* _Task directions_: Collect all lines from the listing that include the string "this".

* _Supplied information_:
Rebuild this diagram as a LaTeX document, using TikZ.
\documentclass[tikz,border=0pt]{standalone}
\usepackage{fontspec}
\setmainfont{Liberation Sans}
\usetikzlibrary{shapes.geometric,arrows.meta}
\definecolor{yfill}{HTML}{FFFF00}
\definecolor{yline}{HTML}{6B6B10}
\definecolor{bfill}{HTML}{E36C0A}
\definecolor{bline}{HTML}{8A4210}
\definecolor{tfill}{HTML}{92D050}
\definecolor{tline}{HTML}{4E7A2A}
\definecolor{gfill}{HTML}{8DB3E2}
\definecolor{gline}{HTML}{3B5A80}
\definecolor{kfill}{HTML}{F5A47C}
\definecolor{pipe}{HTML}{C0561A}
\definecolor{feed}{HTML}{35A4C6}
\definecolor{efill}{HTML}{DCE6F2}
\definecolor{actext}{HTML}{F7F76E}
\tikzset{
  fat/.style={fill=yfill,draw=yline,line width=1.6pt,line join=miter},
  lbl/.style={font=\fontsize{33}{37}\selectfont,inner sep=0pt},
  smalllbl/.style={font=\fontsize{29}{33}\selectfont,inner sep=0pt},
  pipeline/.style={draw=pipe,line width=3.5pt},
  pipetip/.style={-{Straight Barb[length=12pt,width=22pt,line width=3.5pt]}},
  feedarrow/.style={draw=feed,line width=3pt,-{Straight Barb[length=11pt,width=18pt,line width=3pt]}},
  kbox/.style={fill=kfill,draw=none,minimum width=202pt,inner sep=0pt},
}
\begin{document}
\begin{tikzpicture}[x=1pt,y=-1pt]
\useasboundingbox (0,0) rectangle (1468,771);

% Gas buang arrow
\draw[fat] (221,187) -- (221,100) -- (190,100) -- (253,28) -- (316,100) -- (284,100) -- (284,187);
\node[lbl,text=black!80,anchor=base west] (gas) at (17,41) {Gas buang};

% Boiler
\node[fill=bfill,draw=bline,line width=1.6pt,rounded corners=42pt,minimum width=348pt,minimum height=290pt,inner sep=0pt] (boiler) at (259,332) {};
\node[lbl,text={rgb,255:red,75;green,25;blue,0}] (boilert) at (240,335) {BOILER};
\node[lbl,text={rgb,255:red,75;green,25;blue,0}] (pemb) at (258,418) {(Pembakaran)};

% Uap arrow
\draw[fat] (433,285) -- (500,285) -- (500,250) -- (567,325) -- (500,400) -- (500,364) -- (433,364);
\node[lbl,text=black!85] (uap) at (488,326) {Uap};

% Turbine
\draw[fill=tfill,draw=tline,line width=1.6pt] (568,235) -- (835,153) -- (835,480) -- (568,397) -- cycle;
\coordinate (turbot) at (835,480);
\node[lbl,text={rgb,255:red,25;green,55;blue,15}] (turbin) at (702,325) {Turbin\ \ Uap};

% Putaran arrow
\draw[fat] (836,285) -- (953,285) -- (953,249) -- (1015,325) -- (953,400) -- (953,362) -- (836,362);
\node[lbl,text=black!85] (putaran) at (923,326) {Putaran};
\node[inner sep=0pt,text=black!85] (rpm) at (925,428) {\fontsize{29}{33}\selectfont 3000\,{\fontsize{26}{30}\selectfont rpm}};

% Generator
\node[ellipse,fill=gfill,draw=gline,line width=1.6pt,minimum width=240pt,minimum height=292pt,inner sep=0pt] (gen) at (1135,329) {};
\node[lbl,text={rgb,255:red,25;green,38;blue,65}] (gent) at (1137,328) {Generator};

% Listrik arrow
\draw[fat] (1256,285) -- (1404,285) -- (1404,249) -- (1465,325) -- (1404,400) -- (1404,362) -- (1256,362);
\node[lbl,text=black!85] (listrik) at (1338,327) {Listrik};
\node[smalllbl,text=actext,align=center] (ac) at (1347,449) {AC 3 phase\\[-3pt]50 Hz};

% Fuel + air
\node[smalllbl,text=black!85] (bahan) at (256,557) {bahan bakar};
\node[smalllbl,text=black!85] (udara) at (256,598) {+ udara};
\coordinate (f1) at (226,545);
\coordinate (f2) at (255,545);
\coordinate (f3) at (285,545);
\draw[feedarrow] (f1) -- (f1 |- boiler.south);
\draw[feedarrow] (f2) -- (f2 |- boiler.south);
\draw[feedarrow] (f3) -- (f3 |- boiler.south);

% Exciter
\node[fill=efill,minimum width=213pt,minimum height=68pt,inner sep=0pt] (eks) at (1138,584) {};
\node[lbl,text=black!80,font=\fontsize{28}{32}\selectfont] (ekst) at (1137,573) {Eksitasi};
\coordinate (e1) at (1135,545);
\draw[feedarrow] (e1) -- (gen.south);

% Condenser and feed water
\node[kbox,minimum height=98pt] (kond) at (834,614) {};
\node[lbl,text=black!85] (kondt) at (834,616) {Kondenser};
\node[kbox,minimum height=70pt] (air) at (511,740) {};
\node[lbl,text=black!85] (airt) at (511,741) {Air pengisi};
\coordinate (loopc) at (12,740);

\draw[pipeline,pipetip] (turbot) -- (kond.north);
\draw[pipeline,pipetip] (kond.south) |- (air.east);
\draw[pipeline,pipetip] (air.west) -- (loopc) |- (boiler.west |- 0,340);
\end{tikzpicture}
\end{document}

==

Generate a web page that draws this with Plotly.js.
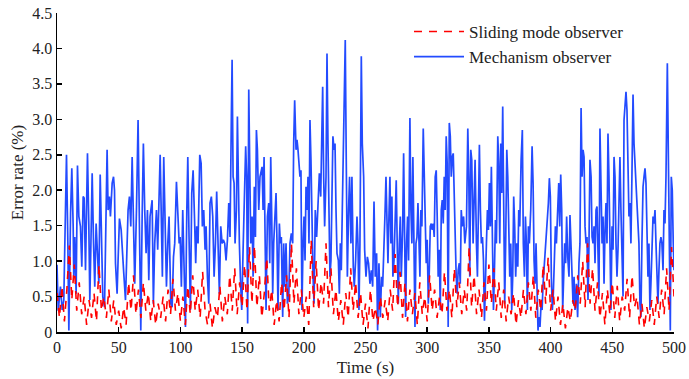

* _Solved problem_:
Rebuild this diagram as a LaTeX document, using TikZ.
Generate a web page that draws this with Plotly.js.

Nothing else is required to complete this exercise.